American soprano (1888–1982)

Rachel Emma Farra Morton Harris (September 11, 1888 – April 17, 1982) was an American concert and operatic soprano, active in the 1910s and 1920s. Later in life she was a music critic and voice teacher in Long Beach, California.

==Early life and education==
Morton was born in Everett, Massachusetts, the daughter of Frederick William Morton and Rose Valier Morton. She graduated from Everett High School and studied for a musical career in Berlin, and with Jean de Reszke at the American Conservatory in Fontainebleau. One of her teachers, Isidore Luckstone, was also her accompanist.
==Career==
Harris, a soprano, married Jaffrey Harris, a music professor at the Iowa State College, and she performed a soloist there in 1916. She gave her New York debut recital at Aeolian Hall in April 1919, demonstrating the "rich and luscious quality" of her voice as well as its "ample carrying power". "Not often does a young singer make so definitely good a first impression as did Rachel Morton Harris at her debut," commented the Brooklyn Eagle about that performance.
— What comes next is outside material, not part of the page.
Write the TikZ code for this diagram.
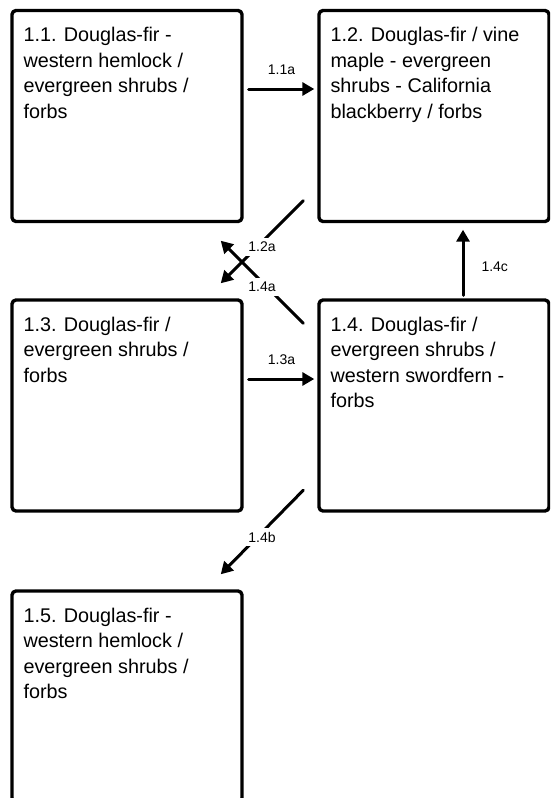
\documentclass[tikz,border=0pt]{standalone}
\usepackage{fontspec}
\setmainfont{Liberation Sans}
\usepackage{tikz}
\usetikzlibrary{calc}
\usetikzlibrary{arrows.meta, positioning}

\tikzset{
  stage/.style={draw, line width=3.4pt, rounded corners=4pt, minimum width=230pt, minimum height=211pt, inner sep=0pt},
  stagetext/.style={anchor=base west, inner sep=0pt, font=\fontsize{19.8}{25.5}\selectfont},
  trans/.style={line width=3pt, -{Triangle[length=12pt, width=13pt]}},
  tlabel/.style={font=\fontsize{14}{15}\selectfont, inner sep=4pt}
}

\begin{document}
\begin{tikzpicture}[x=1pt, y=-1pt, line cap=round, line join=round]
            % page frame (box 1.5 runs off the bottom)
            \clip[use as bounding box] (0,0) rectangle (550,798);

            % stage boxes
            \node[stage] (s11) at (127,116) {};
            \node[stage] (s12) at (434,116) {};
            \node[stage] (s13) at (127,405.5) {};
            \node[stage] (s14) at (434,405.5) {};
            \node[stage] (s15) at (127,696.5) {};

            % box texts
            \node[stagetext] (t11) at ($(s11.north west)+(13,33)$) {\parbox[t]{215pt}{\raggedright 1.1. Douglas-fir -\\western hemlock /\\evergreen shrubs /\\forbs}};
            \node[stagetext] (t12) at ($(s12.north west)+(13,33)$) {\parbox[t]{215pt}{\raggedright 1.2. Douglas-fir / vine\\maple - evergreen\\shrubs - California\\blackberry / forbs}};
            \node[stagetext] (t13) at ($(s13.north west)+(13,33)$) {\parbox[t]{215pt}{\raggedright 1.3. Douglas-fir /\\evergreen shrubs /\\forbs}};
            \node[stagetext] (t14) at ($(s14.north west)+(13,33)$) {\parbox[t]{215pt}{\raggedright 1.4. Douglas-fir /\\evergreen shrubs /\\western swordfern -\\forbs}};
            \node[stagetext] (t15) at ($(s15.north west)+(13,33)$) {\parbox[t]{215pt}{\raggedright 1.5. Douglas-fir -\\western hemlock /\\evergreen shrubs /\\forbs}};

            % horizontal transitions
            \draw[trans] ([shift={(5,-27)}]s11.east) -- ([shift={(-3,-27)}]s12.west)
                node[midway, tlabel, yshift=19pt] {1.1a};
            \draw[trans] ([shift={(5,-26.5)}]s13.east) -- ([shift={(-3,-26.5)}]s14.west)
                node[midway, tlabel, yshift=19pt] {1.3a};

            % vertical transition
            \draw[trans] ([shift={(29,-3)}]s14.north) -- ([shift={(29,6.5)}]s12.south)
                node[midway, tlabel, anchor=west, inner sep=0pt, xshift=17pt, yshift=-4.5pt] {1.4c};

            % diagonal transitions
            \draw[trans] ([shift={(-14,-22.5)}]s12.south west) -- ([shift={(-23,-15)}]s13.north east)
                node[midway, tlabel, fill=white, yshift=-5pt] {1.2a};
            \draw[trans] ([shift={(-14,25)}]s14.north west) -- ([shift={(-23,17.5)}]s11.south east)
                node[midway, tlabel, fill=white, yshift=-5pt] {1.4a};
            \draw[trans] ([shift={(-14,-22.5)}]s14.south west) -- ([shift={(-23,-15)}]s15.north east)
                node[midway, tlabel, fill=white, yshift=-5pt] {1.4b};
        \end{tikzpicture}
\end{document}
She was a soloist in a 1920 performance of Handel's Elijah oratorio, along with Frieda Hempel and Merle Alcock, with the New York Symphony Orchestra and the New York Oratorio Society, conducted by Walter Damrosch. She also sang at Boston's Jordan Hall in 1920. In 1921 she was a soloist with the Ottawa Symphony, sang in a program for the Beethoven Society with violinist Albert Vertchamp, and gave a series of joint recitals with baritone Francis Rogers at Harvard, Princeton, and Yale. In December 1921, she sang at Carnegie Hall. and she sang again at the Town Hall in March 1922.

She sang in operas in Europe and Great Britain for several seasons in the 1920s, before returning to New York in 1928. In 1930 she gave another recital at the Town Hall venue, with her husband as her accompanist. In 1933 the Harrises performed at a musicale for the Bronxville Woman's Club, and at a benefit concert for unemployed musicians in White Plains. She gave another program for the Bronxville Woman's Club in 1935.

In her later years, Morton was based in southern California, where she continued to perform, and was a music critic for the Long Beach Press-Telegram from 1956 to 1964. She also taught voice students from her own studio, and at Long Beach State College.

==Personal life==
In 1914, Morton married pianist, conductor, and music professor Jaffrey C. Harris. She retired to Carmel in 1967, and died there in 1982, at the age of 93.